● **Objective**: Print the records below exactly, from the line containing "Reproduce this chart" down to the line containing "const title = 'Change in UHNW individuals';", both lines included, and omit every picture.
..............................
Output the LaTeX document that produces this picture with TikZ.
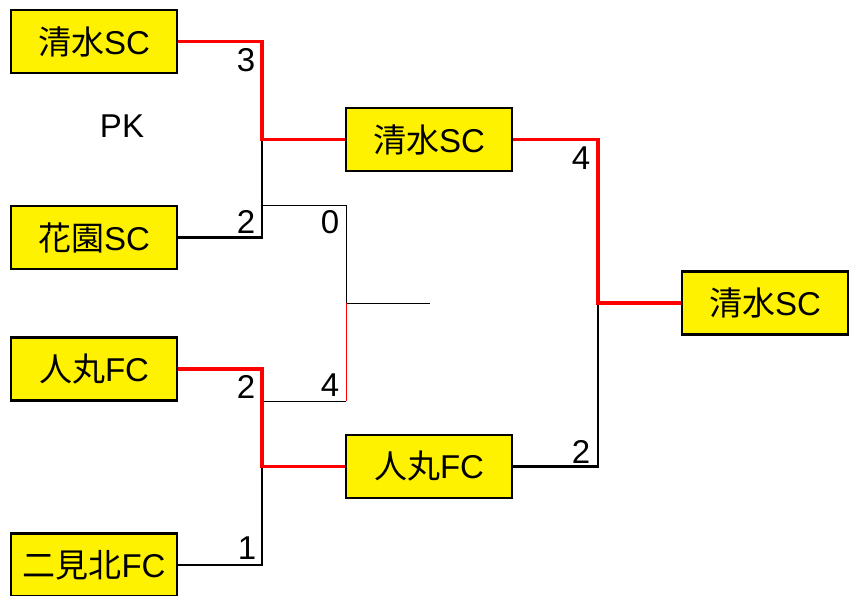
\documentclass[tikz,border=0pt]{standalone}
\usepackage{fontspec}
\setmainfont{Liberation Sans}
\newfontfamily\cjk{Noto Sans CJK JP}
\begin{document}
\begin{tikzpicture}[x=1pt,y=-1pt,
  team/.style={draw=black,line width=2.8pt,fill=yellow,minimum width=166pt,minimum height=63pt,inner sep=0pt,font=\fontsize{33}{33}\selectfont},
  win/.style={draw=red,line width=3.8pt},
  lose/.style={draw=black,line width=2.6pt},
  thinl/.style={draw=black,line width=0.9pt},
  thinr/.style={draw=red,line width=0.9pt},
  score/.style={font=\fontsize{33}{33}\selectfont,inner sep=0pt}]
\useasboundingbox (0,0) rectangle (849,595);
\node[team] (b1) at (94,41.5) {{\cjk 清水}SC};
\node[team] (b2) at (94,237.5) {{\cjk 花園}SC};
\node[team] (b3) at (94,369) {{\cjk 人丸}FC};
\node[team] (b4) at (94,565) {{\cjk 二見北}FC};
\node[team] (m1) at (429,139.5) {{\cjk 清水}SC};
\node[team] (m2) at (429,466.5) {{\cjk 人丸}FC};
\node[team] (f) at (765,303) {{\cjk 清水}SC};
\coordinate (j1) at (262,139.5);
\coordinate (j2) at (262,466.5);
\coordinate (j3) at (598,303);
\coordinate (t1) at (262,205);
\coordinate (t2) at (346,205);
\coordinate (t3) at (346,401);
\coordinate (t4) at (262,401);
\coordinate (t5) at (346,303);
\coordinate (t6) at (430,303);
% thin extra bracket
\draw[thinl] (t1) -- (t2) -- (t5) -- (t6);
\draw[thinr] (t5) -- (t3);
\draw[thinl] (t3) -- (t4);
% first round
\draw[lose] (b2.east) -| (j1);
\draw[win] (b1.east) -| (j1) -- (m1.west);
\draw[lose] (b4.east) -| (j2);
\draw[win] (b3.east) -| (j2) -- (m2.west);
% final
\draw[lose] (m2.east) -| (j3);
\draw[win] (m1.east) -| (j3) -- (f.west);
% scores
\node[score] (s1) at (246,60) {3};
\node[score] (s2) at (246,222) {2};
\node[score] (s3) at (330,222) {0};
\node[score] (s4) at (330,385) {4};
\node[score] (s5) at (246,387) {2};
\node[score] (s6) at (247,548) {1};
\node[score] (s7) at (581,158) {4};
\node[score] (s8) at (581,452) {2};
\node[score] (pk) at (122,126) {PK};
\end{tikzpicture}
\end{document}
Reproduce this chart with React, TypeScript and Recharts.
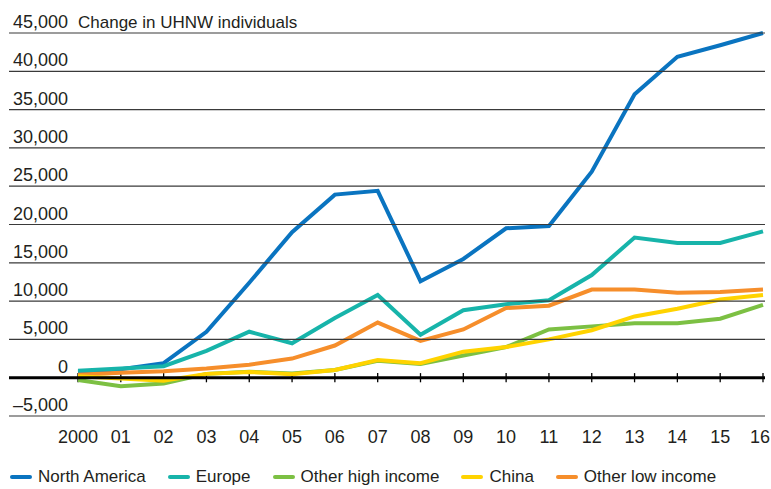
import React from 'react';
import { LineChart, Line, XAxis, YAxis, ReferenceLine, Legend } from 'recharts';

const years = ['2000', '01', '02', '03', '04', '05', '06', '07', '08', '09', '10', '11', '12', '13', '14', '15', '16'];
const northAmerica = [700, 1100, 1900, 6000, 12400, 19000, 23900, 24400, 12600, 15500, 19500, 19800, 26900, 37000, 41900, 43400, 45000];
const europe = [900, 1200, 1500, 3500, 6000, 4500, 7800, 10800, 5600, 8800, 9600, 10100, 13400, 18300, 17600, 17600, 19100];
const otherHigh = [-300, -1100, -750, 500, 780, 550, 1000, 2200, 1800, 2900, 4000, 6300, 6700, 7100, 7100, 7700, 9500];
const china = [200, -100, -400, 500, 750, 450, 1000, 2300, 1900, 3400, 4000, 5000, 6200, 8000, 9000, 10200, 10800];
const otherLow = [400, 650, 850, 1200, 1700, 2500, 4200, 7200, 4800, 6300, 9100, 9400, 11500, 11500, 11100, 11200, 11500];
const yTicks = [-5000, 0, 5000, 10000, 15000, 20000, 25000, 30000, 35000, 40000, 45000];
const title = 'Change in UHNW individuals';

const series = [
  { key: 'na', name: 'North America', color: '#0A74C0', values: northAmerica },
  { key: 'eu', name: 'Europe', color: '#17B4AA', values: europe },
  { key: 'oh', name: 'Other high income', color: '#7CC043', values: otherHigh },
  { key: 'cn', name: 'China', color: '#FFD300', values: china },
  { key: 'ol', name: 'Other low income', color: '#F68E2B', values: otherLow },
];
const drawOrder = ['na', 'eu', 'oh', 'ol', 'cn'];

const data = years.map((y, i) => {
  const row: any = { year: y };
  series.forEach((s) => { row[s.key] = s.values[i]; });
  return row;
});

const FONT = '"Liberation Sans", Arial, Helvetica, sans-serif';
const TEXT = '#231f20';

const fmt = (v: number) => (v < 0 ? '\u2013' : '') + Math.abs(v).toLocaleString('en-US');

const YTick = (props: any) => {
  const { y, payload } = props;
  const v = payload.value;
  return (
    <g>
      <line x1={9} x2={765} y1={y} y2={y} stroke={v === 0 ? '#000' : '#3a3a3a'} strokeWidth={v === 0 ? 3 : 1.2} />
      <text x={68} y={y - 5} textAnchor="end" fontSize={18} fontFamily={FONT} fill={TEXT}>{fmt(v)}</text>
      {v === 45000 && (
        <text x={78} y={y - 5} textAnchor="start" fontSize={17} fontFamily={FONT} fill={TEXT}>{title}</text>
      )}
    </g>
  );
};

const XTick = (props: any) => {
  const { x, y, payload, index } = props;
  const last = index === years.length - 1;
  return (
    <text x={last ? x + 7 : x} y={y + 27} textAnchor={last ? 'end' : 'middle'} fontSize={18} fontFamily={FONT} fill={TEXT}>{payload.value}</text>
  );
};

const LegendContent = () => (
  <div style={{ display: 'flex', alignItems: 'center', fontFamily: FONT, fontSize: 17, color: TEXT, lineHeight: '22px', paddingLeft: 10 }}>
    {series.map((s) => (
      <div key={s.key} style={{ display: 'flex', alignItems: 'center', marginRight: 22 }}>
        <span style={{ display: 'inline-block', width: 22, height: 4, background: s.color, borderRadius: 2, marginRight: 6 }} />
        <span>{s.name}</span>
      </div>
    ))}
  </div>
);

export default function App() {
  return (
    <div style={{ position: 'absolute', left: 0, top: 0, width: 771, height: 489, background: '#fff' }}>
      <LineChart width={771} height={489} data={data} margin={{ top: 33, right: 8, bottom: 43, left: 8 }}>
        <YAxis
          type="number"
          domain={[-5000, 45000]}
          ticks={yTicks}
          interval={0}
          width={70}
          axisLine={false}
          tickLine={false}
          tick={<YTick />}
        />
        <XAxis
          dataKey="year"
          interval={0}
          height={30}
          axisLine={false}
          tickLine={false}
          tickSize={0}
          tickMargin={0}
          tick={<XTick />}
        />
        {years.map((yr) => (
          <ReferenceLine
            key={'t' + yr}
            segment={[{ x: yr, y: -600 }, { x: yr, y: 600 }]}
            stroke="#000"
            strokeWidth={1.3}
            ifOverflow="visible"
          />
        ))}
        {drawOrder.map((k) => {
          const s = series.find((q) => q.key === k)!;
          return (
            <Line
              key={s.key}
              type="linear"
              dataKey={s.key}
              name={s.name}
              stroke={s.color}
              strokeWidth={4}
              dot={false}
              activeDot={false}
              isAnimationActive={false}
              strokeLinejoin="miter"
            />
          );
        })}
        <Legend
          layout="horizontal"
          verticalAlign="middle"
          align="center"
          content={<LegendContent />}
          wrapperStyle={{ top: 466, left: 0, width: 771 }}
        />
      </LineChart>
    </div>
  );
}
..............................
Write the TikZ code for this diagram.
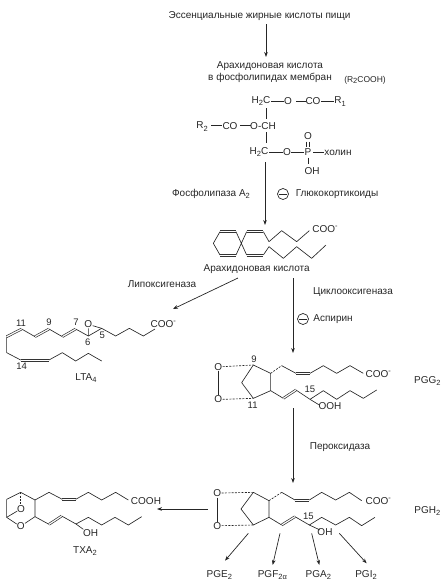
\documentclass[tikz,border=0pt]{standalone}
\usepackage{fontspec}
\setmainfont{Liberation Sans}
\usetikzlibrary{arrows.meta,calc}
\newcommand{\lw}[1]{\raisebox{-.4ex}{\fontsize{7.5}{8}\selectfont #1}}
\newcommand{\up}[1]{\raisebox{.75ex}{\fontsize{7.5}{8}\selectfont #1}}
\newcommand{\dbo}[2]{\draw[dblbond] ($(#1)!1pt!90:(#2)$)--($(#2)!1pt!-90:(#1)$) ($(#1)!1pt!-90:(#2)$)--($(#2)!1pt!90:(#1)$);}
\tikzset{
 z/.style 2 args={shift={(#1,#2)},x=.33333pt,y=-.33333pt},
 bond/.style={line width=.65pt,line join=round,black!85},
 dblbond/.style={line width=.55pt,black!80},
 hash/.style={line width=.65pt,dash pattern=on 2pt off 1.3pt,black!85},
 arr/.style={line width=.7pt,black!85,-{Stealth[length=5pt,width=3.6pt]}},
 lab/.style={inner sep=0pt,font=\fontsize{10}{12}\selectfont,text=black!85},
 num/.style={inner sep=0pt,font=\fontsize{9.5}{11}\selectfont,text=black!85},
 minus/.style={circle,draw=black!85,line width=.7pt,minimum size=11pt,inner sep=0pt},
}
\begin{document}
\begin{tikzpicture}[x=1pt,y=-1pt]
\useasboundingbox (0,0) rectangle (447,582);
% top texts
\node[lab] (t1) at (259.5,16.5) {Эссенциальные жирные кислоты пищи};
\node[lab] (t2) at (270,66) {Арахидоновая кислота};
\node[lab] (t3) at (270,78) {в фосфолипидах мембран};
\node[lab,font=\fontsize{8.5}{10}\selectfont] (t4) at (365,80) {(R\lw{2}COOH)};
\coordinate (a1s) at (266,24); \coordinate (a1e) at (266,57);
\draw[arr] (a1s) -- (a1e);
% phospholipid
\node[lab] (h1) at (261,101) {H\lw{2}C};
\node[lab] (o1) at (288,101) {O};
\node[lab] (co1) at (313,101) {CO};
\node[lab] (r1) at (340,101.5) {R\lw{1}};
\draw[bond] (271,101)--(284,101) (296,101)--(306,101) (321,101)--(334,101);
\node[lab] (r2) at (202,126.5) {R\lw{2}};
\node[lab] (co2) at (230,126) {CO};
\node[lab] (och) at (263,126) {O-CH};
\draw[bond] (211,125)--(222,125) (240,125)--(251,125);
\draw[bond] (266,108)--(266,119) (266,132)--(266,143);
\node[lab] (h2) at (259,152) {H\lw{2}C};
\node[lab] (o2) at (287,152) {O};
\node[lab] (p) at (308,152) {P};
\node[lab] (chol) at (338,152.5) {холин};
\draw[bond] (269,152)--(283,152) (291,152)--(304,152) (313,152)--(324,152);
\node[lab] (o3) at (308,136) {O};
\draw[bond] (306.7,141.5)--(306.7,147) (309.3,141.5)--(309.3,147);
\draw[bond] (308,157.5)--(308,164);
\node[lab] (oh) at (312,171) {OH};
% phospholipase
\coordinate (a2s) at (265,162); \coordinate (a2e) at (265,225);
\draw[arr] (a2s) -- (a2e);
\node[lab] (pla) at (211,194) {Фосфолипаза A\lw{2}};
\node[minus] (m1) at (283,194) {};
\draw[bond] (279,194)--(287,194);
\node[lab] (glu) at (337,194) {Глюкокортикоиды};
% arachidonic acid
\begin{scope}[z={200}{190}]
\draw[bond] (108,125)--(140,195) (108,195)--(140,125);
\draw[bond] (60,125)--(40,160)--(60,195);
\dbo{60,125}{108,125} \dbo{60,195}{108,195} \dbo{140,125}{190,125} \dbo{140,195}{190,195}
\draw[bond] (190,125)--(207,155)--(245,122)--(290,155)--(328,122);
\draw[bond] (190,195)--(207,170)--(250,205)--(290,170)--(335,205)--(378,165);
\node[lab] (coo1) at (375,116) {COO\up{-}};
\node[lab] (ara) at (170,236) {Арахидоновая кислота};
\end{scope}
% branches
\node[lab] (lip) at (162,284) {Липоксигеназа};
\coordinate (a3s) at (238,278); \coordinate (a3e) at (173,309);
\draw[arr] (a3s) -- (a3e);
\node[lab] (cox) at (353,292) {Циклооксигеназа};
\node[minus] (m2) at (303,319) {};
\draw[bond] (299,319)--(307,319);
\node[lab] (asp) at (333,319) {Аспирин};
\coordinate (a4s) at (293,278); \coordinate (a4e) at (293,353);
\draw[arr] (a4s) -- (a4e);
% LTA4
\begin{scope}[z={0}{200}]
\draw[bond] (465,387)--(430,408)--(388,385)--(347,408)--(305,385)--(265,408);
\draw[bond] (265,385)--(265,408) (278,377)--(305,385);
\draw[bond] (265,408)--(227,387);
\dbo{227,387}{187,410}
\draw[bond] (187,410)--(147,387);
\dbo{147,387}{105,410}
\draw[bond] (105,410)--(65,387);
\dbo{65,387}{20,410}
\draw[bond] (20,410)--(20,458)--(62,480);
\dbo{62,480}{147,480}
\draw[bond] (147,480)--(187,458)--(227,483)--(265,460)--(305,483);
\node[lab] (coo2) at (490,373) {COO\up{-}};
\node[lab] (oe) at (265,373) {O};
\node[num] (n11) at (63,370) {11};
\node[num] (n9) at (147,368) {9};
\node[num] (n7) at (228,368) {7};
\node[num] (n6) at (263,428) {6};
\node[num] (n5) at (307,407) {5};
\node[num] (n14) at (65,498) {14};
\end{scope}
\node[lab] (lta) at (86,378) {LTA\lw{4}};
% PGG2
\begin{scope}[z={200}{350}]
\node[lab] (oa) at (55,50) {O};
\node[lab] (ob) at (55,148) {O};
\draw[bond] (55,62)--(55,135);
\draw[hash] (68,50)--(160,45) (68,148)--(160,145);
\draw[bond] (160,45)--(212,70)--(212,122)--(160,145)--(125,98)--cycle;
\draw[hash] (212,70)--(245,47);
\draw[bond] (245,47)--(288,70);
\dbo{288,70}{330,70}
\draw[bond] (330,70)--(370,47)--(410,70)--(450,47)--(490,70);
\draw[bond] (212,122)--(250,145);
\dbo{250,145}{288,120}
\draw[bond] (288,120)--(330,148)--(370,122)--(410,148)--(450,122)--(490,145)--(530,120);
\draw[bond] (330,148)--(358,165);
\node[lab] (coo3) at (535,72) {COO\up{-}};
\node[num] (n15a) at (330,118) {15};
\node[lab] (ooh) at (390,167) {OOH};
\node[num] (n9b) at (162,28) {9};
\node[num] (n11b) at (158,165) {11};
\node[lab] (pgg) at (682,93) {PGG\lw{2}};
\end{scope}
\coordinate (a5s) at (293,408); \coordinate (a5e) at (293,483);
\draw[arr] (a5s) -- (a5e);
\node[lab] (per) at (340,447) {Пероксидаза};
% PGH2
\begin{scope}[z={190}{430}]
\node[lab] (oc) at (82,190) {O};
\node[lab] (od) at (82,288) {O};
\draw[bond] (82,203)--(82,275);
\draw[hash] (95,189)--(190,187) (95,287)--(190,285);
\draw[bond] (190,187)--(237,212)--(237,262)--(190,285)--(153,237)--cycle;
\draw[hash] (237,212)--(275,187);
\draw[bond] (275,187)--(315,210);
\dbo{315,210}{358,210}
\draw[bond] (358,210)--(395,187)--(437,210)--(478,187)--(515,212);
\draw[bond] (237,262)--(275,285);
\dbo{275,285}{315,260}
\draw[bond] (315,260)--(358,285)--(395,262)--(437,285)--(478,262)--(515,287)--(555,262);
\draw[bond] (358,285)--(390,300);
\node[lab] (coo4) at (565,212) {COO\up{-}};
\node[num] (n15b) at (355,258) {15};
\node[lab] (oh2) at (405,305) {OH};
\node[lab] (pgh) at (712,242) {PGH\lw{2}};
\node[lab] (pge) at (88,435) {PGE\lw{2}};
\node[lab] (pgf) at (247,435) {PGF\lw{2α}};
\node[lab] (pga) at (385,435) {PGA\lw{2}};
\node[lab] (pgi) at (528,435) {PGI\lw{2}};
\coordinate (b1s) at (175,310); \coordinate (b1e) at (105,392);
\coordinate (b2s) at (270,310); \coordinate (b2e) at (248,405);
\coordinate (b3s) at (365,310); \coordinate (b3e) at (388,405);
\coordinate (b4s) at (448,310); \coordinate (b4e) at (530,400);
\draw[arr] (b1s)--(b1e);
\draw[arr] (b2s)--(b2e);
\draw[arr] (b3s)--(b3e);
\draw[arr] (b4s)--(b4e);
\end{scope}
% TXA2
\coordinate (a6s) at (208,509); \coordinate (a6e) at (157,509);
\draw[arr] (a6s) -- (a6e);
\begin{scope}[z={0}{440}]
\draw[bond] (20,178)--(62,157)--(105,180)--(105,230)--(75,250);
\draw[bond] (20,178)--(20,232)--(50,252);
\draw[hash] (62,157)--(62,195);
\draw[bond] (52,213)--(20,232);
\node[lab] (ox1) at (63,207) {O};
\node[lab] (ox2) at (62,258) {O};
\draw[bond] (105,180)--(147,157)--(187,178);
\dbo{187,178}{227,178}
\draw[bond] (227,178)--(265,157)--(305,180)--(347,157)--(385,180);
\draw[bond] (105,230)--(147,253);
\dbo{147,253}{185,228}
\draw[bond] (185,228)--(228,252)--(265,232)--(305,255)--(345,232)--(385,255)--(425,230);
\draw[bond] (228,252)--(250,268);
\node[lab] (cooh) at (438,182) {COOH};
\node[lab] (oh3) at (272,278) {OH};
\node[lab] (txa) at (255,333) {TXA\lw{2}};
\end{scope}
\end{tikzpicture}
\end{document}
..............................
● **Solution to this problem**:
Reproduce this chart with React, TypeScript and Recharts.
import React from 'react';
import { LineChart, Line, XAxis, YAxis, ReferenceLine, Legend } from 'recharts';

const years = ['2000', '01', '02', '03', '04', '05', '06', '07', '08', '09', '10', '11', '12', '13', '14', '15', '16'];
const northAmerica = [700, 1100, 1900, 6000, 12400, 19000, 23900, 24400, 12600, 15500, 19500, 19800, 26900, 37000, 41900, 43400, 45000];
const europe = [900, 1200, 1500, 3500, 6000, 4500, 7800, 10800, 5600, 8800, 9600, 10100, 13400, 18300, 17600, 17600, 19100];
const otherHigh = [-300, -1100, -750, 500, 780, 550, 1000, 2200, 1800, 2900, 4000, 6300, 6700, 7100, 7100, 7700, 9500];
const china = [200, -100, -400, 500, 750, 450, 1000, 2300, 1900, 3400, 4000, 5000, 6200, 8000, 9000, 10200, 10800];
const otherLow = [400, 650, 850, 1200, 1700, 2500, 4200, 7200, 4800, 6300, 9100, 9400, 11500, 11500, 11100, 11200, 11500];
const yTicks = [-5000, 0, 5000, 10000, 15000, 20000, 25000, 30000, 35000, 40000, 45000];
const title = 'Change in UHNW individuals';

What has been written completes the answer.